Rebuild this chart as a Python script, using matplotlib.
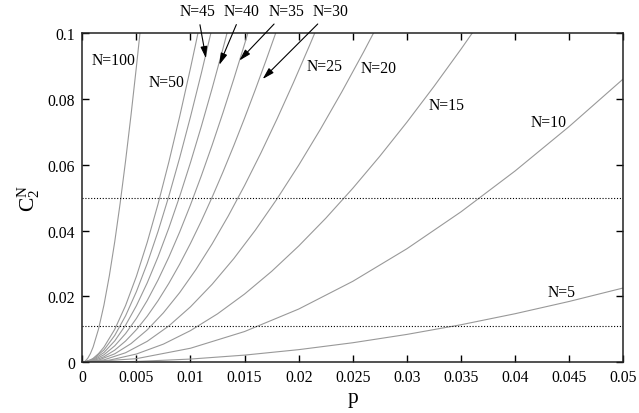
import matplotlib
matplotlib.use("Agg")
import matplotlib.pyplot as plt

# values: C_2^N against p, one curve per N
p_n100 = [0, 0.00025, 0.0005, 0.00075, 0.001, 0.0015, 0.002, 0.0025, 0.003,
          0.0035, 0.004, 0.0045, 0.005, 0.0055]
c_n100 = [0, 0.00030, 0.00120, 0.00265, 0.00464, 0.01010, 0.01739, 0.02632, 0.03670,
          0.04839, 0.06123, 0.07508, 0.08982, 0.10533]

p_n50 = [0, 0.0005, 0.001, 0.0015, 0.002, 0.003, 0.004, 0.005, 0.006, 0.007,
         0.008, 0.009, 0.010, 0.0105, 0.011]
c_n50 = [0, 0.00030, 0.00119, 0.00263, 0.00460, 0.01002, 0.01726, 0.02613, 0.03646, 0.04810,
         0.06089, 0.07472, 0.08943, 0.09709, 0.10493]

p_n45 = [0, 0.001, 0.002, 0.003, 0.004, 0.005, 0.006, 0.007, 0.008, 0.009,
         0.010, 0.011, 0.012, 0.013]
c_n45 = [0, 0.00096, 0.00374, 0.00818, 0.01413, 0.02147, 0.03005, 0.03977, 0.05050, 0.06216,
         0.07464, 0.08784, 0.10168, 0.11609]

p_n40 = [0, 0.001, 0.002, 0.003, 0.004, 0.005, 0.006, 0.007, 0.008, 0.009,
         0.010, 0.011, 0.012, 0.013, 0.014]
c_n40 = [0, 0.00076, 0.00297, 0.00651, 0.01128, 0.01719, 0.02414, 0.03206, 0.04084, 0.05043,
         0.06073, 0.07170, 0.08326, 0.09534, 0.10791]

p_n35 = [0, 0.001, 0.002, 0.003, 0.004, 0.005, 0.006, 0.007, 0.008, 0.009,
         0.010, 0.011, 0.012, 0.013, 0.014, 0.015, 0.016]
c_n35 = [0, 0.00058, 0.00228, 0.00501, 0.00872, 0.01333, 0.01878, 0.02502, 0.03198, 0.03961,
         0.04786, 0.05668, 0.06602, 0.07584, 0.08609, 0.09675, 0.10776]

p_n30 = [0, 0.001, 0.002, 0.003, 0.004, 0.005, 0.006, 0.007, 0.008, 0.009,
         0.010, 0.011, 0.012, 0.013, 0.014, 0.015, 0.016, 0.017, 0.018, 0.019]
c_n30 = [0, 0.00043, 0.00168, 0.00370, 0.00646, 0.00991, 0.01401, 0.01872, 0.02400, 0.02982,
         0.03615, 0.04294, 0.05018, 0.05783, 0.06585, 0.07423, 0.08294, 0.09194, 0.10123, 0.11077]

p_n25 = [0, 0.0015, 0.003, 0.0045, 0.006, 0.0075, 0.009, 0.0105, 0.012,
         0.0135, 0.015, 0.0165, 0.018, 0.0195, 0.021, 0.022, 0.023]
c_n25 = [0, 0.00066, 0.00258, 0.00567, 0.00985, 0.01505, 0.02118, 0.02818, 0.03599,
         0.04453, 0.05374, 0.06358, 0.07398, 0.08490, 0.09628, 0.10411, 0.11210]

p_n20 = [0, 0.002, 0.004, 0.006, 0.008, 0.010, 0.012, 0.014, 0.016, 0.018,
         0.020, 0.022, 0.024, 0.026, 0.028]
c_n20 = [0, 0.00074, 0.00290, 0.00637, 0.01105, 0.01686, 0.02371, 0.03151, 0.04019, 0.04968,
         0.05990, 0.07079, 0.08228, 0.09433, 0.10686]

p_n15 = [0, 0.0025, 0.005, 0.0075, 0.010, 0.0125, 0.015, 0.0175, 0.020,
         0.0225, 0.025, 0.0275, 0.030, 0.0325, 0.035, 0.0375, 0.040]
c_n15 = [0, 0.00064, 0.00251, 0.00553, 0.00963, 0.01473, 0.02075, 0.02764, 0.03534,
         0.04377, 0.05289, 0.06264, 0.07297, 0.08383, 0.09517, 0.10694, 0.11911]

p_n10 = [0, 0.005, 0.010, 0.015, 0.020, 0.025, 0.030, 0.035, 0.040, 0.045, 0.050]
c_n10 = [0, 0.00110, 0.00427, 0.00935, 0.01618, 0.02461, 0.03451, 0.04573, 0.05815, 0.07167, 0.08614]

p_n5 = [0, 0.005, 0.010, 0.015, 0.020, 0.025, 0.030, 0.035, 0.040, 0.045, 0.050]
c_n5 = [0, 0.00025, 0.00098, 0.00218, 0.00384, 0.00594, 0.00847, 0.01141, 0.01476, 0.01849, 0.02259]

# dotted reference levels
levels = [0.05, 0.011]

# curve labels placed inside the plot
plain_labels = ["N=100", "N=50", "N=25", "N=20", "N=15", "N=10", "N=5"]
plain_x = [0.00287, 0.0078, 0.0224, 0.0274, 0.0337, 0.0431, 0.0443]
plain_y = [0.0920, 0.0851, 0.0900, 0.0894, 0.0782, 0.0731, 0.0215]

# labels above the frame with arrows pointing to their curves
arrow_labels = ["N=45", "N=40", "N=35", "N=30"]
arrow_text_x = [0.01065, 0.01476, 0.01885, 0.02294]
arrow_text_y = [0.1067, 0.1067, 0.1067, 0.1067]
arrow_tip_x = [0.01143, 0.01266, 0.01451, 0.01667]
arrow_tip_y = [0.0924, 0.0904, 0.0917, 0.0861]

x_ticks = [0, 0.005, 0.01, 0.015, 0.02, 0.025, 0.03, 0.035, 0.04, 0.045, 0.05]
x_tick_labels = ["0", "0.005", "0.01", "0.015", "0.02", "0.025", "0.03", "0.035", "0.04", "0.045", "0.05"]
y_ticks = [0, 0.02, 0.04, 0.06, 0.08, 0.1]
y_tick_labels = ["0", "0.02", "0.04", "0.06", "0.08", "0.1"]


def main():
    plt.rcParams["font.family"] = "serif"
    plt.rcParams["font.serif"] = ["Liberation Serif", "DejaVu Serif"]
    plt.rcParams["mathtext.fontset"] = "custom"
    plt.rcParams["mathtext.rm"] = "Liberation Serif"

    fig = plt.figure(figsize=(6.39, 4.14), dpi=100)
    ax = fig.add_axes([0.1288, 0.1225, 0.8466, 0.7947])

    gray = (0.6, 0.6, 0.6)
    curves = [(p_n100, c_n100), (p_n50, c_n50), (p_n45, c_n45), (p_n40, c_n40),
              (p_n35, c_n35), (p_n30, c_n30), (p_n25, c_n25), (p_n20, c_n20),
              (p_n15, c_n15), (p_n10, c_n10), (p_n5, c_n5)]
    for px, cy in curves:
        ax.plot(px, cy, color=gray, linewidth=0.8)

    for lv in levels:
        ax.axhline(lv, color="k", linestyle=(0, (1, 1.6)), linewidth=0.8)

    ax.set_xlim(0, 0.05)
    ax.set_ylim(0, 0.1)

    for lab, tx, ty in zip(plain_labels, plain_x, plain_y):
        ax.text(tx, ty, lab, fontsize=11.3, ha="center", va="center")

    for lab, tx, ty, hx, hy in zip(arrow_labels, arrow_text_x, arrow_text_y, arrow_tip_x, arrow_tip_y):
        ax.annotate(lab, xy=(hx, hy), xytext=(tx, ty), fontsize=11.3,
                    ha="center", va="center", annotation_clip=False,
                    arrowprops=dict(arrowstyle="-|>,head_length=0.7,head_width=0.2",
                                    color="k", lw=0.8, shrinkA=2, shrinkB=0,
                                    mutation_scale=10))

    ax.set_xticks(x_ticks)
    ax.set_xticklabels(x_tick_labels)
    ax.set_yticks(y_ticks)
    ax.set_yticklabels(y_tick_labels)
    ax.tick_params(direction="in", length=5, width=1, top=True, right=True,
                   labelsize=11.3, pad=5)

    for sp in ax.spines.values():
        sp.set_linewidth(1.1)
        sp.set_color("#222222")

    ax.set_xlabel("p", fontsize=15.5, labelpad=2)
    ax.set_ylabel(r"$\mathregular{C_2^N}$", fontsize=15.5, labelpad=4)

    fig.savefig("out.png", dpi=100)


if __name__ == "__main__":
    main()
--
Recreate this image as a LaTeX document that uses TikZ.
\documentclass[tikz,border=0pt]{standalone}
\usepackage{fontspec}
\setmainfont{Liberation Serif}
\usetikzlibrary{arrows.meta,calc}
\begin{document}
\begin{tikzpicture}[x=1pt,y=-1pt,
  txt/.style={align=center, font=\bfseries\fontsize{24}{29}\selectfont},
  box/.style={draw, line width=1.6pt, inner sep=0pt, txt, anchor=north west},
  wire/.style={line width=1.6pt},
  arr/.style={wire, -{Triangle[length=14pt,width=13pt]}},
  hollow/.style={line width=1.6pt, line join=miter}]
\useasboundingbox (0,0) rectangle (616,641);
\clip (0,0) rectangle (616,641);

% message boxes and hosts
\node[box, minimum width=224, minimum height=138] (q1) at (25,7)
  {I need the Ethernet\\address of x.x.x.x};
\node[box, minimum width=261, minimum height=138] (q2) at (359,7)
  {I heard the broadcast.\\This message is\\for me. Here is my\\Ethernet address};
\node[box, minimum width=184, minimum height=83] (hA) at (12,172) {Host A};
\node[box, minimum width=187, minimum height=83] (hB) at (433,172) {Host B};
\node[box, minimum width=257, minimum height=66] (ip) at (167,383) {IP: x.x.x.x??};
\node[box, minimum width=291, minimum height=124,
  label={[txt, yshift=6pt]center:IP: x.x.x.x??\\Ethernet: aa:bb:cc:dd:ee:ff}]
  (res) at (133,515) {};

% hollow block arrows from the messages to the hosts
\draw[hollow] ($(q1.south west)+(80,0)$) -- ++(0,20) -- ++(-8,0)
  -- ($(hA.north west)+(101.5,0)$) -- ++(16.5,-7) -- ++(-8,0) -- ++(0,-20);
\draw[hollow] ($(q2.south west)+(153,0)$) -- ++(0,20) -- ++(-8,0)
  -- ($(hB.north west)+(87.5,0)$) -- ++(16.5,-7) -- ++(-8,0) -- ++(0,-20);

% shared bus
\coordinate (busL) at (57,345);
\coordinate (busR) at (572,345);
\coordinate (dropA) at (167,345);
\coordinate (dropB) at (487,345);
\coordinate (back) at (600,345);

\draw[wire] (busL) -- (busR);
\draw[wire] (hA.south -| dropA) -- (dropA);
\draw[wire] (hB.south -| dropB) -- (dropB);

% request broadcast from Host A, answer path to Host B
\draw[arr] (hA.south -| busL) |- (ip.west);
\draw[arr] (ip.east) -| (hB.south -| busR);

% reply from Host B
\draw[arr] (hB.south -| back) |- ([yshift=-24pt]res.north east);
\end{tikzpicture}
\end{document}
==
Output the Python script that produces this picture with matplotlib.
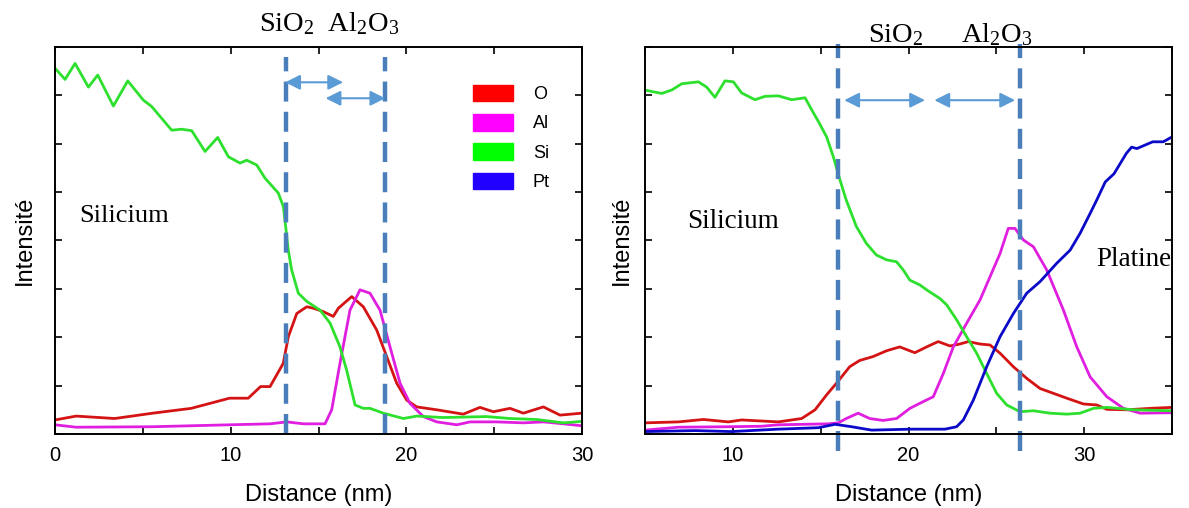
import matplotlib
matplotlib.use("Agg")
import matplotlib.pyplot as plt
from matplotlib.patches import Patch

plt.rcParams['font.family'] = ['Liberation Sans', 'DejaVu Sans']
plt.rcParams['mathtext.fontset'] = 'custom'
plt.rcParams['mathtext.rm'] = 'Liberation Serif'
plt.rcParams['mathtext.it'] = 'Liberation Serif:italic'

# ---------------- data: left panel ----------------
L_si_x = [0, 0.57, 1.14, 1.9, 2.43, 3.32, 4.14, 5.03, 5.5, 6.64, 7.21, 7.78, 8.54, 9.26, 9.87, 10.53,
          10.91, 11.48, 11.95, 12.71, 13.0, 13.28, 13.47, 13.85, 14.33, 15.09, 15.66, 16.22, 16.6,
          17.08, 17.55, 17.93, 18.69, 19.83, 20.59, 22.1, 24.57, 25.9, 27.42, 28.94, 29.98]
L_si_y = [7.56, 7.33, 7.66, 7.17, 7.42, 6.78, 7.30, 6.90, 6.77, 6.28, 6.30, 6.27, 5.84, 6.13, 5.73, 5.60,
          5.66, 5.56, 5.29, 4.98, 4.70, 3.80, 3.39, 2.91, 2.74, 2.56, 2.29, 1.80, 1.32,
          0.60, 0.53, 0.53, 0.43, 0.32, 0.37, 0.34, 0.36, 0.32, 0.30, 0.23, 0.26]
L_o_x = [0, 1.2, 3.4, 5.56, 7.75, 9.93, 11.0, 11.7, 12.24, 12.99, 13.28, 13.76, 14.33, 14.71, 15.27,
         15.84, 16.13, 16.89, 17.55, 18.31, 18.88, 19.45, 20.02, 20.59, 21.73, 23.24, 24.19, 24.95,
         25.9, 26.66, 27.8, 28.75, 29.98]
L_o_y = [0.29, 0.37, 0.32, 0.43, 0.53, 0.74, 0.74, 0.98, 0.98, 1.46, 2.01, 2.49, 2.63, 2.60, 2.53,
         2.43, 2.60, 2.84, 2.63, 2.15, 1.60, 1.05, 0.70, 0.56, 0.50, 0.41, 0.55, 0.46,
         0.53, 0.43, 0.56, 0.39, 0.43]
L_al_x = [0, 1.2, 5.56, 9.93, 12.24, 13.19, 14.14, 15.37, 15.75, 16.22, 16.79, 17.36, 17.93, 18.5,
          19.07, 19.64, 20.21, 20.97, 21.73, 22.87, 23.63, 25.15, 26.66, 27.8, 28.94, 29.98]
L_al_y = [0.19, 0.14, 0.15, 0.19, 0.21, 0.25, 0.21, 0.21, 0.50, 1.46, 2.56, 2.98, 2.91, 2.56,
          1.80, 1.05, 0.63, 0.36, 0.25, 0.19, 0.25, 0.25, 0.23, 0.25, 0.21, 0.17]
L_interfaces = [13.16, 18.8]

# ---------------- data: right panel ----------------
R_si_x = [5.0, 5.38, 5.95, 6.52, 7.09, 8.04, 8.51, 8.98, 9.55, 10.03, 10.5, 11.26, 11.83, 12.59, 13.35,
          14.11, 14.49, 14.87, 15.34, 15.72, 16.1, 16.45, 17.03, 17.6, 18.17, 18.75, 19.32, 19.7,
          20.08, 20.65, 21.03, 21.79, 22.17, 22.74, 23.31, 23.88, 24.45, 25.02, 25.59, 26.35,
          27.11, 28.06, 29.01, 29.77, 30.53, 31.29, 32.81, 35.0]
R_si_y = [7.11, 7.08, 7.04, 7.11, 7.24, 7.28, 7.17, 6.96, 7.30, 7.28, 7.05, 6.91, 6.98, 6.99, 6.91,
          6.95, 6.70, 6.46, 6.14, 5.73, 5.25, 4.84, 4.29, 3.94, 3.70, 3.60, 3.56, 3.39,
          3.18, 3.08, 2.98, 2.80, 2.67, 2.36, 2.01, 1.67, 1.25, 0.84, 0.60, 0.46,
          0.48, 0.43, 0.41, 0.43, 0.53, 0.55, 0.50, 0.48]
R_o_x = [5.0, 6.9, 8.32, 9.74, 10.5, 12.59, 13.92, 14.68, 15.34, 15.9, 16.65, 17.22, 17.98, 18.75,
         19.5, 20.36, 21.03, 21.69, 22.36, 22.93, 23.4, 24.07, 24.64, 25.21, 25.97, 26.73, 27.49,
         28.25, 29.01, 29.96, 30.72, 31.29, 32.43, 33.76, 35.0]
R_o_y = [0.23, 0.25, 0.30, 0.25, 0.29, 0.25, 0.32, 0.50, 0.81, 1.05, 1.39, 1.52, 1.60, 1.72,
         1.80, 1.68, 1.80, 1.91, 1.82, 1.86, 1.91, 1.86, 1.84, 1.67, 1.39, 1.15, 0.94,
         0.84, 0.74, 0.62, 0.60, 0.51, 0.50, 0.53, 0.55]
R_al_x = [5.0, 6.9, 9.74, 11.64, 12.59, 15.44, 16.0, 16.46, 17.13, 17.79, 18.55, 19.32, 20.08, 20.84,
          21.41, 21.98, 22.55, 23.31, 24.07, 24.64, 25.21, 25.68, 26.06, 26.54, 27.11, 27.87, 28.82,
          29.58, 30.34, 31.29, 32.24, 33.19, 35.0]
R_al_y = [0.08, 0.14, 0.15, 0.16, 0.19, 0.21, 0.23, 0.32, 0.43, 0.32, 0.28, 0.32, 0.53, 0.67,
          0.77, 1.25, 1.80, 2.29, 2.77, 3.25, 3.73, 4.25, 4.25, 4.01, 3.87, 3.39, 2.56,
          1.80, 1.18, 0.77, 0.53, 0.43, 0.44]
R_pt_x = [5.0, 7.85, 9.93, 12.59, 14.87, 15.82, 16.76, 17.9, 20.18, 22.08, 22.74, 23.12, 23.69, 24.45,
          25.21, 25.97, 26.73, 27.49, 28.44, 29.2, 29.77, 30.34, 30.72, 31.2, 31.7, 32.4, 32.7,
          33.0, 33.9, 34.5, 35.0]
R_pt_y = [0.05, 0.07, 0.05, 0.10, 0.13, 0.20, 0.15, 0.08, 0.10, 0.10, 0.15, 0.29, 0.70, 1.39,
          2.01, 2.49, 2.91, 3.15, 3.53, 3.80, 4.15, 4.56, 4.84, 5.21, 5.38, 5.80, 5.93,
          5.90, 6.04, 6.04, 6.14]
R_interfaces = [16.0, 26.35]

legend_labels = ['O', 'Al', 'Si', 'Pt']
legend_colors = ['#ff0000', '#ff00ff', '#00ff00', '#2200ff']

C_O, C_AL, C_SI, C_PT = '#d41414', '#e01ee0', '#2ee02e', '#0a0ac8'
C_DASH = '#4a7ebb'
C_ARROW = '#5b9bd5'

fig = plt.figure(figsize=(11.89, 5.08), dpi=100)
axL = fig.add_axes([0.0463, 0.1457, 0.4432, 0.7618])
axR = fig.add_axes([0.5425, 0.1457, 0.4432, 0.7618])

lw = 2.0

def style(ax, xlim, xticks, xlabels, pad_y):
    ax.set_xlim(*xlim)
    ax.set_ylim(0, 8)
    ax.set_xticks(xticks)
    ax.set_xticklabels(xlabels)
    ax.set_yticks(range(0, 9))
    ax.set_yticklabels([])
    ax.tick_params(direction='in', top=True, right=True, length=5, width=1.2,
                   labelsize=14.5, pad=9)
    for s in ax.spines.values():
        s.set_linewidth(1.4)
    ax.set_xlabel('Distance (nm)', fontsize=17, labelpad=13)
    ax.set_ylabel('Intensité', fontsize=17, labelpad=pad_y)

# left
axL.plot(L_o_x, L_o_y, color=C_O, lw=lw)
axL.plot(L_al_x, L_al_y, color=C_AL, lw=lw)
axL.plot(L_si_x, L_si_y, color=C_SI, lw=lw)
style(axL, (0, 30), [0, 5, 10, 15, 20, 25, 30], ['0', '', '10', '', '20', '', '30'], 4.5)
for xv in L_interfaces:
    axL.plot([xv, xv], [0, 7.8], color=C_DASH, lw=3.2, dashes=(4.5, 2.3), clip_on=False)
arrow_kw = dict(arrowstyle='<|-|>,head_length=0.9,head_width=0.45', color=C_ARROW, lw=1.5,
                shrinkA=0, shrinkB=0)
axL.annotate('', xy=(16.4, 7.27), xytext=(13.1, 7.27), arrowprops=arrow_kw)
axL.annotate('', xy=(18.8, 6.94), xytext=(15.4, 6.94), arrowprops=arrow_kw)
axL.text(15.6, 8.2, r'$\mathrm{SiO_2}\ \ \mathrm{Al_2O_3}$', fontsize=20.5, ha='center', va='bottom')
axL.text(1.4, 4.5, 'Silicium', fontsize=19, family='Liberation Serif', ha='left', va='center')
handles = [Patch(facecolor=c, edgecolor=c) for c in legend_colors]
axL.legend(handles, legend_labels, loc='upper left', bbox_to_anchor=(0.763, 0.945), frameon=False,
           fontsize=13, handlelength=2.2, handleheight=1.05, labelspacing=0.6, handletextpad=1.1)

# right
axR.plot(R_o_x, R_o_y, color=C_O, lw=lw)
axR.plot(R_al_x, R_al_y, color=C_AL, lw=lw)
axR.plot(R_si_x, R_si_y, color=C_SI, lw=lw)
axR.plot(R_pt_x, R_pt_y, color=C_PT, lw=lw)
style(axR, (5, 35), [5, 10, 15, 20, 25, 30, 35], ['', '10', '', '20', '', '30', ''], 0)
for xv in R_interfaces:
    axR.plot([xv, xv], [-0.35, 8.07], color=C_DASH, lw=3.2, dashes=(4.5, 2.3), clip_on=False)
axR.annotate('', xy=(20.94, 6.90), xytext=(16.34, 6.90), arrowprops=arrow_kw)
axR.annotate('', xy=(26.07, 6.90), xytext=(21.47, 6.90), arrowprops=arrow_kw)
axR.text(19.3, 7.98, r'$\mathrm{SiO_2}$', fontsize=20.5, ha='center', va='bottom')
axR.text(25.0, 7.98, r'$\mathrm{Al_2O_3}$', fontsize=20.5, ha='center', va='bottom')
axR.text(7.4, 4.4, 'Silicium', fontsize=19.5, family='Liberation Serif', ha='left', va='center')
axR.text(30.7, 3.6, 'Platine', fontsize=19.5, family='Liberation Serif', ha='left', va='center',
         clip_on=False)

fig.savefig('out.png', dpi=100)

▸ **To do**:
Copy out, exactly, every line from the one that contains "Rebuild this chart" through the one that contains "0.04786, 0.05668, 0.06602, 0.07584, 0.08609, 0.09675, 0.10776]". Pictures stay out of the copy.

▸ **Solved exercise**:
Rebuild this chart as a Python script, using matplotlib.
import matplotlib
matplotlib.use("Agg")
import matplotlib.pyplot as plt

# values: C_2^N against p, one curve per N
p_n100 = [0, 0.00025, 0.0005, 0.00075, 0.001, 0.0015, 0.002, 0.0025, 0.003,
          0.0035, 0.004, 0.0045, 0.005, 0.0055]
c_n100 = [0, 0.00030, 0.00120, 0.00265, 0.00464, 0.01010, 0.01739, 0.02632, 0.03670,
          0.04839, 0.06123, 0.07508, 0.08982, 0.10533]

p_n50 = [0, 0.0005, 0.001, 0.0015, 0.002, 0.003, 0.004, 0.005, 0.006, 0.007,
         0.008, 0.009, 0.010, 0.0105, 0.011]
c_n50 = [0, 0.00030, 0.00119, 0.00263, 0.00460, 0.01002, 0.01726, 0.02613, 0.03646, 0.04810,
         0.06089, 0.07472, 0.08943, 0.09709, 0.10493]

p_n45 = [0, 0.001, 0.002, 0.003, 0.004, 0.005, 0.006, 0.007, 0.008, 0.009,
         0.010, 0.011, 0.012, 0.013]
c_n45 = [0, 0.00096, 0.00374, 0.00818, 0.01413, 0.02147, 0.03005, 0.03977, 0.05050, 0.06216,
         0.07464, 0.08784, 0.10168, 0.11609]

p_n40 = [0, 0.001, 0.002, 0.003, 0.004, 0.005, 0.006, 0.007, 0.008, 0.009,
         0.010, 0.011, 0.012, 0.013, 0.014]
c_n40 = [0, 0.00076, 0.00297, 0.00651, 0.01128, 0.01719, 0.02414, 0.03206, 0.04084, 0.05043,
         0.06073, 0.07170, 0.08326, 0.09534, 0.10791]

p_n35 = [0, 0.001, 0.002, 0.003, 0.004, 0.005, 0.006, 0.007, 0.008, 0.009,
         0.010, 0.011, 0.012, 0.013, 0.014, 0.015, 0.016]
c_n35 = [0, 0.00058, 0.00228, 0.00501, 0.00872, 0.01333, 0.01878, 0.02502, 0.03198, 0.03961,
         0.04786, 0.05668, 0.06602, 0.07584, 0.08609, 0.09675, 0.10776]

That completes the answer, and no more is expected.